[BEGIN]
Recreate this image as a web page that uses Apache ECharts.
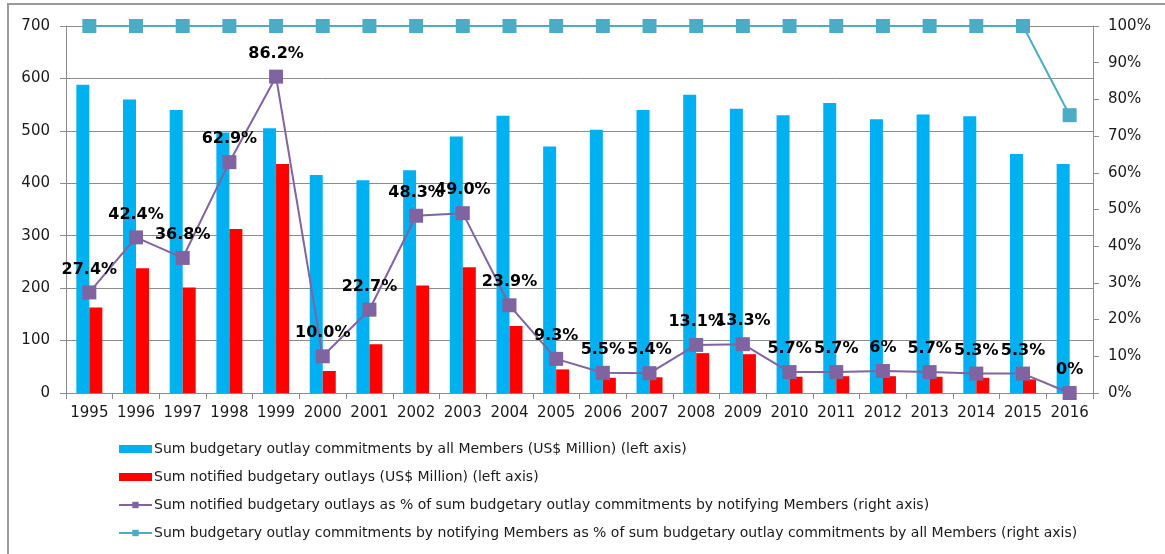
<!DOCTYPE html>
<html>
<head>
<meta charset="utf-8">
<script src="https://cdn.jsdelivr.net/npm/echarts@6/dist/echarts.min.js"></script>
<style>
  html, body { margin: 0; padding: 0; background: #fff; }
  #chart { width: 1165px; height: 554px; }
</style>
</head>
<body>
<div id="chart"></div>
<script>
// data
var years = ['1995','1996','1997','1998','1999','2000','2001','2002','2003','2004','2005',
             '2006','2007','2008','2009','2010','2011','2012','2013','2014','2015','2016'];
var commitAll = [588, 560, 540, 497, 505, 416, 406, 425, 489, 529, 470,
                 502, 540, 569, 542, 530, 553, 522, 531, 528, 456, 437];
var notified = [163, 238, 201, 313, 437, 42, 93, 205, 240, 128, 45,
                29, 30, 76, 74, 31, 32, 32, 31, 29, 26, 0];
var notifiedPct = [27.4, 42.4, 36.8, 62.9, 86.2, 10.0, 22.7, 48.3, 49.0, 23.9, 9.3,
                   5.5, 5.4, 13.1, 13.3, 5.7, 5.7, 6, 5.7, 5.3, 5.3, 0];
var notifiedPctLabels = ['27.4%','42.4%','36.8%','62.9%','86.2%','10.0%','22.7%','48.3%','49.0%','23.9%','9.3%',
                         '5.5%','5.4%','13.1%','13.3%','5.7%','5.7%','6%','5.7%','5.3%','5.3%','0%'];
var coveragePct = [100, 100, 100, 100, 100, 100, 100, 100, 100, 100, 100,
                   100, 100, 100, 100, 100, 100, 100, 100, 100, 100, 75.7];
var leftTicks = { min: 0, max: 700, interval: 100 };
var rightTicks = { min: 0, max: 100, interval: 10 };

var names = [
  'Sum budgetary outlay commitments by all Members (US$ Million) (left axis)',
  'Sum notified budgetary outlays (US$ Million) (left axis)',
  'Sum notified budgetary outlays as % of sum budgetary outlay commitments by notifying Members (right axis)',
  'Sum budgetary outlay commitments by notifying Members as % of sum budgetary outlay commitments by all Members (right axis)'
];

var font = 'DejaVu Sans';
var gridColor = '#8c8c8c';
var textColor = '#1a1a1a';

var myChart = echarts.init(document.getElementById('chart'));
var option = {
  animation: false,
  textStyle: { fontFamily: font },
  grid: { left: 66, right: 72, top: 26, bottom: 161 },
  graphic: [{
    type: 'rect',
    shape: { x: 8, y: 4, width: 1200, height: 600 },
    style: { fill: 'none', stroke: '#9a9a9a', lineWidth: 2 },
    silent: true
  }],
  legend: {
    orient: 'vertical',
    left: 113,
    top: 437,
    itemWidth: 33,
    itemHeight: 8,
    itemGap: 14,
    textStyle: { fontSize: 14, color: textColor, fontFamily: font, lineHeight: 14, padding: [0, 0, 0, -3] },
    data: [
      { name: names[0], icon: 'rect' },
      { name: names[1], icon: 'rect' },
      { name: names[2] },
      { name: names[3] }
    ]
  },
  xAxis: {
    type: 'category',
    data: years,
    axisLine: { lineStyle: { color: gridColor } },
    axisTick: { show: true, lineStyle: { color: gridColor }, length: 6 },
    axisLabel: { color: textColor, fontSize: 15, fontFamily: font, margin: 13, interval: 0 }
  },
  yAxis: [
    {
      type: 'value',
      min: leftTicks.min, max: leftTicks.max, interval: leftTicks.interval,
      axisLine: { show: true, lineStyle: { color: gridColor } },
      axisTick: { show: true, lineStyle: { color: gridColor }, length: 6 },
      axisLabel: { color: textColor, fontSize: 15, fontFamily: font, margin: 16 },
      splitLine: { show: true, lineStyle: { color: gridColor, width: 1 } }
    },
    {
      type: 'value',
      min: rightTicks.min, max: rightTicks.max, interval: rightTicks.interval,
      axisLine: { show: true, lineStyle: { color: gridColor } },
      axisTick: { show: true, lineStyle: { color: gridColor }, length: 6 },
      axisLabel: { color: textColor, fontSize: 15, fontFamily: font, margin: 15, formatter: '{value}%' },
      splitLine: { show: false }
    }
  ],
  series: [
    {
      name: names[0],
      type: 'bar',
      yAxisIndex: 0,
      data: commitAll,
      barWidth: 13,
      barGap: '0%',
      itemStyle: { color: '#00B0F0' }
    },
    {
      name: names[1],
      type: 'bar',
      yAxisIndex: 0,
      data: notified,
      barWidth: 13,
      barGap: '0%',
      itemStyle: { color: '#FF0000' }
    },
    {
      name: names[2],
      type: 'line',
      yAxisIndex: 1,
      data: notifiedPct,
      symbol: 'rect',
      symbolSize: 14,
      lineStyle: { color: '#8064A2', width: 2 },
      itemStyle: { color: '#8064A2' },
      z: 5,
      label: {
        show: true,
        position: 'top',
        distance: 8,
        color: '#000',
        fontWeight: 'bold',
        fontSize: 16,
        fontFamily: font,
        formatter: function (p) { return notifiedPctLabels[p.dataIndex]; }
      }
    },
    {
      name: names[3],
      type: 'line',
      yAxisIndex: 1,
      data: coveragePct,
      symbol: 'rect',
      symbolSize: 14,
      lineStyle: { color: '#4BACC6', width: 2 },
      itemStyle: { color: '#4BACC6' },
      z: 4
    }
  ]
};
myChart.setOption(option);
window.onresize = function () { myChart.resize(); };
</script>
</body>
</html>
[END]
[BEGIN]
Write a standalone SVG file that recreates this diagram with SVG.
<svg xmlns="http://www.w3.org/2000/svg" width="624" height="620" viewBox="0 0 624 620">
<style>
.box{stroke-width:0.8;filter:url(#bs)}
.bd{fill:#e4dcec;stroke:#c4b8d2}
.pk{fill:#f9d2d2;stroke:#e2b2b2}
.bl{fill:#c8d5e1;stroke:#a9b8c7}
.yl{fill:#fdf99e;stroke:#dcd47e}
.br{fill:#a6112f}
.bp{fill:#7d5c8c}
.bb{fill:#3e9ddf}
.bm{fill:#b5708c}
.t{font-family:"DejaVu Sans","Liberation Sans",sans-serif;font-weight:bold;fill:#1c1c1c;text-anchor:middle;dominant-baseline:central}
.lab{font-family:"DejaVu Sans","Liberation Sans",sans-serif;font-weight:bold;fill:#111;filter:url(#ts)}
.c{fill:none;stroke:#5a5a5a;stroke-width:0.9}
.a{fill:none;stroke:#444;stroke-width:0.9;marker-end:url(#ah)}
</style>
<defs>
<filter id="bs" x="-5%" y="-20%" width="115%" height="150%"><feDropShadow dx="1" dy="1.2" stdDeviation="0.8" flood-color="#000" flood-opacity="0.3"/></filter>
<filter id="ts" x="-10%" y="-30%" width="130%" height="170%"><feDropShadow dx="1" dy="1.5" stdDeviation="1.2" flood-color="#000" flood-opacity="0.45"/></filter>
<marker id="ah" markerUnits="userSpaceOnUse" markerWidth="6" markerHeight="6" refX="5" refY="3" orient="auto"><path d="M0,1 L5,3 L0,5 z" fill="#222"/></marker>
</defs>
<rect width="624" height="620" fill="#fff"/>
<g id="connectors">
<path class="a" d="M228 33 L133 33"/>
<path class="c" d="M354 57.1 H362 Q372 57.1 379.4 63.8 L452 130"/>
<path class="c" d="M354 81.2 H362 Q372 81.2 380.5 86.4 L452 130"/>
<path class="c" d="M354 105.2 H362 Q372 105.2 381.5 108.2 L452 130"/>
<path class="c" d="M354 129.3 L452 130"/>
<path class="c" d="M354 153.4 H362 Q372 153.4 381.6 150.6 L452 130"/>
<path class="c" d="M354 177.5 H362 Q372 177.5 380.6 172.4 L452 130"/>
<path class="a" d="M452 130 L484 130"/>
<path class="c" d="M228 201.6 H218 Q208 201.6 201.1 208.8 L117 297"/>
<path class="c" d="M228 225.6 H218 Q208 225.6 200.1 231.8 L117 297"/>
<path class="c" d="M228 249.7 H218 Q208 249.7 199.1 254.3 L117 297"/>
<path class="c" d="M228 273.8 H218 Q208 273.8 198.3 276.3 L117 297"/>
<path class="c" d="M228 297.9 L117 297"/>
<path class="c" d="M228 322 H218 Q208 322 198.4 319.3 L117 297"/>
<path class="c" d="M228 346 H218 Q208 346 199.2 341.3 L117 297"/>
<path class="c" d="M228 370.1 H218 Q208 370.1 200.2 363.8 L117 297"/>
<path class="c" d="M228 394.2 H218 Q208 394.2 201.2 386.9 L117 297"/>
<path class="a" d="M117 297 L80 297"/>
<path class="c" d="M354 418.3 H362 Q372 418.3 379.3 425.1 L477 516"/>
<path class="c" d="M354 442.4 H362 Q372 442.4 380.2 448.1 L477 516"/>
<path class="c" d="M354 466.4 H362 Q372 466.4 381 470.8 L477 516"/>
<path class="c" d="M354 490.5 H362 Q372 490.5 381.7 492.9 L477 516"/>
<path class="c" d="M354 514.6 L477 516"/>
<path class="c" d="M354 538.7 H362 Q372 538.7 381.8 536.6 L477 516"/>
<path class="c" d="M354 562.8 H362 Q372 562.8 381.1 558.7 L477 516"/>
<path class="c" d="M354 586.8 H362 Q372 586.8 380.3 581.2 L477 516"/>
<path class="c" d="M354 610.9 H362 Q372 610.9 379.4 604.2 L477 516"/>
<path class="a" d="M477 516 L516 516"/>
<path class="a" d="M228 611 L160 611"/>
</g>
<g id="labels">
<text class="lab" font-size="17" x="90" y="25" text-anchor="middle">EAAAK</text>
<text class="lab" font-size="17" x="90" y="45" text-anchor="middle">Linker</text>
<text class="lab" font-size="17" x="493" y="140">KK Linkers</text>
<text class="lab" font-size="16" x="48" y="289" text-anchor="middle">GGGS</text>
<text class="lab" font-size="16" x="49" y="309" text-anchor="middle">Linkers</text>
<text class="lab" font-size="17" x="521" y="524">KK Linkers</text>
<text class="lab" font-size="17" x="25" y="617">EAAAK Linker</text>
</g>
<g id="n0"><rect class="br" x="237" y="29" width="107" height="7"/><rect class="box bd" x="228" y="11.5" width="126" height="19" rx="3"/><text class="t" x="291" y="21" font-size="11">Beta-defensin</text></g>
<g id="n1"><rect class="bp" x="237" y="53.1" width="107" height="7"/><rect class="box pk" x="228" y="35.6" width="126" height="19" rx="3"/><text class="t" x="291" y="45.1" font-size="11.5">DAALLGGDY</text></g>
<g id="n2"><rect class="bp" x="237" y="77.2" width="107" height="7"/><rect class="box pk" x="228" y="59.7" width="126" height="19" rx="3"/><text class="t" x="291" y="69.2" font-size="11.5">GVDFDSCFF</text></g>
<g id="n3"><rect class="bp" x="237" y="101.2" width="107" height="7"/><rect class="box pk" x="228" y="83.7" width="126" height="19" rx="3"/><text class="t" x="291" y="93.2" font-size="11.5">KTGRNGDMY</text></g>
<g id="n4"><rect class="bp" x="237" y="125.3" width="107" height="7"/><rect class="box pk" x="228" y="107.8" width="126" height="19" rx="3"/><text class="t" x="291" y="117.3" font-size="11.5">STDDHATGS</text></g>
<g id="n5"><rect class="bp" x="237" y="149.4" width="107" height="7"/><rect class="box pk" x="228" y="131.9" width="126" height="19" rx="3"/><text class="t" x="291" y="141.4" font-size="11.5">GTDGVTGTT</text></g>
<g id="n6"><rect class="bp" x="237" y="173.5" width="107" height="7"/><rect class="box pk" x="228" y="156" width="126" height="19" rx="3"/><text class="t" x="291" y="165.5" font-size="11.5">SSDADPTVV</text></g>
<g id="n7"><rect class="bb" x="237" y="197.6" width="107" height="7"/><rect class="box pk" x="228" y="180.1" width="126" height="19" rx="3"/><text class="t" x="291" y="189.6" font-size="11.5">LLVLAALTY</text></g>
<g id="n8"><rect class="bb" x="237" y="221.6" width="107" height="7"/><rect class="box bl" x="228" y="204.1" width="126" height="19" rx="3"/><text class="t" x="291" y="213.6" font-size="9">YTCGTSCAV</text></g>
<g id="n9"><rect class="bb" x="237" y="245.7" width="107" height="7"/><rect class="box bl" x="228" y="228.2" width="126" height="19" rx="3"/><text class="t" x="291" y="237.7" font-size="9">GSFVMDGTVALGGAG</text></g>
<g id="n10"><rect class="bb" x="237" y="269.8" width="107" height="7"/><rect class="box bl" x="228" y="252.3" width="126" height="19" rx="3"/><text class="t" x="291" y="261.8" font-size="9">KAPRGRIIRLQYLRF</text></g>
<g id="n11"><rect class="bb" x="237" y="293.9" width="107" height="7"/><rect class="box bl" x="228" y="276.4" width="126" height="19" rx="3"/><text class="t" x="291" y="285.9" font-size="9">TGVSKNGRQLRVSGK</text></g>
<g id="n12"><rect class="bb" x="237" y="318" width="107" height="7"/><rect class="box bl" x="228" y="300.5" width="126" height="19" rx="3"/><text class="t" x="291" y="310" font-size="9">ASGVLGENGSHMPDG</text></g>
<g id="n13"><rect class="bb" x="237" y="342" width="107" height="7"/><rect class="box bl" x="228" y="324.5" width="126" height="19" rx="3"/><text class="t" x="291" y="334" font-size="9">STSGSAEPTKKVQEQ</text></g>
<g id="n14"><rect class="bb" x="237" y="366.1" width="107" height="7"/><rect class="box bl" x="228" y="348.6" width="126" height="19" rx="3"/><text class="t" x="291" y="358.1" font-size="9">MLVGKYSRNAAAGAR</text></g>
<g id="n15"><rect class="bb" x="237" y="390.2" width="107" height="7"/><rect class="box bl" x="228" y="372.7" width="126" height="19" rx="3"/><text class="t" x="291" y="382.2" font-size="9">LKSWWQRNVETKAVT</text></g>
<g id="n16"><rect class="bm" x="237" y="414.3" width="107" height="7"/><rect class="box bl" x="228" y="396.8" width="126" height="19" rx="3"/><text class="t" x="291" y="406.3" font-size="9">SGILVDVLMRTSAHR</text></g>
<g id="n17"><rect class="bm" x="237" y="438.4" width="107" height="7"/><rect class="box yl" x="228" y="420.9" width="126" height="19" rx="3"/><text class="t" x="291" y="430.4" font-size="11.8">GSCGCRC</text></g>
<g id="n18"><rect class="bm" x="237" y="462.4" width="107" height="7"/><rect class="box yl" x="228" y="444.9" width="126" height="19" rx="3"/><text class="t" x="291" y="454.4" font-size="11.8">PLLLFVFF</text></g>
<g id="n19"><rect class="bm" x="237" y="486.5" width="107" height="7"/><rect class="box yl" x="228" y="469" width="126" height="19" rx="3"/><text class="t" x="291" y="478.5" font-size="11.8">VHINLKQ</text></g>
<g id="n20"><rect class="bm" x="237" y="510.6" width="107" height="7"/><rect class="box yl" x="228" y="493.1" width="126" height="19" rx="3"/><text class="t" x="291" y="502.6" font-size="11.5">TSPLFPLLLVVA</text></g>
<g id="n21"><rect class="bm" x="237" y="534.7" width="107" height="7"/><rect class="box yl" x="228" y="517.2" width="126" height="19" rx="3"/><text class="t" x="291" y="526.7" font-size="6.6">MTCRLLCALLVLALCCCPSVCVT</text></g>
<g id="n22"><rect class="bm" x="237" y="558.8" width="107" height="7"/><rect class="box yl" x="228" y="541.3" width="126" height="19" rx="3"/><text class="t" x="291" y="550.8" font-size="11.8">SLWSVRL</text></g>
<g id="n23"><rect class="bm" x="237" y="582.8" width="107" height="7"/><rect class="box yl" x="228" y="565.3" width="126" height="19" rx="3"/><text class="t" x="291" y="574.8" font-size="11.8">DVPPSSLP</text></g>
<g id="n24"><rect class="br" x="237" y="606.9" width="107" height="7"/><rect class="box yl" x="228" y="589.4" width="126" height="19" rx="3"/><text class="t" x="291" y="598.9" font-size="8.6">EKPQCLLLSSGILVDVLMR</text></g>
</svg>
[END]
*Problem:* Collect every line with the string "that" from the records, and copy each.

*Exercise solution:*
Recreate this image as a web page that uses Apache ECharts.
Write a standalone SVG file that recreates this diagram with SVG.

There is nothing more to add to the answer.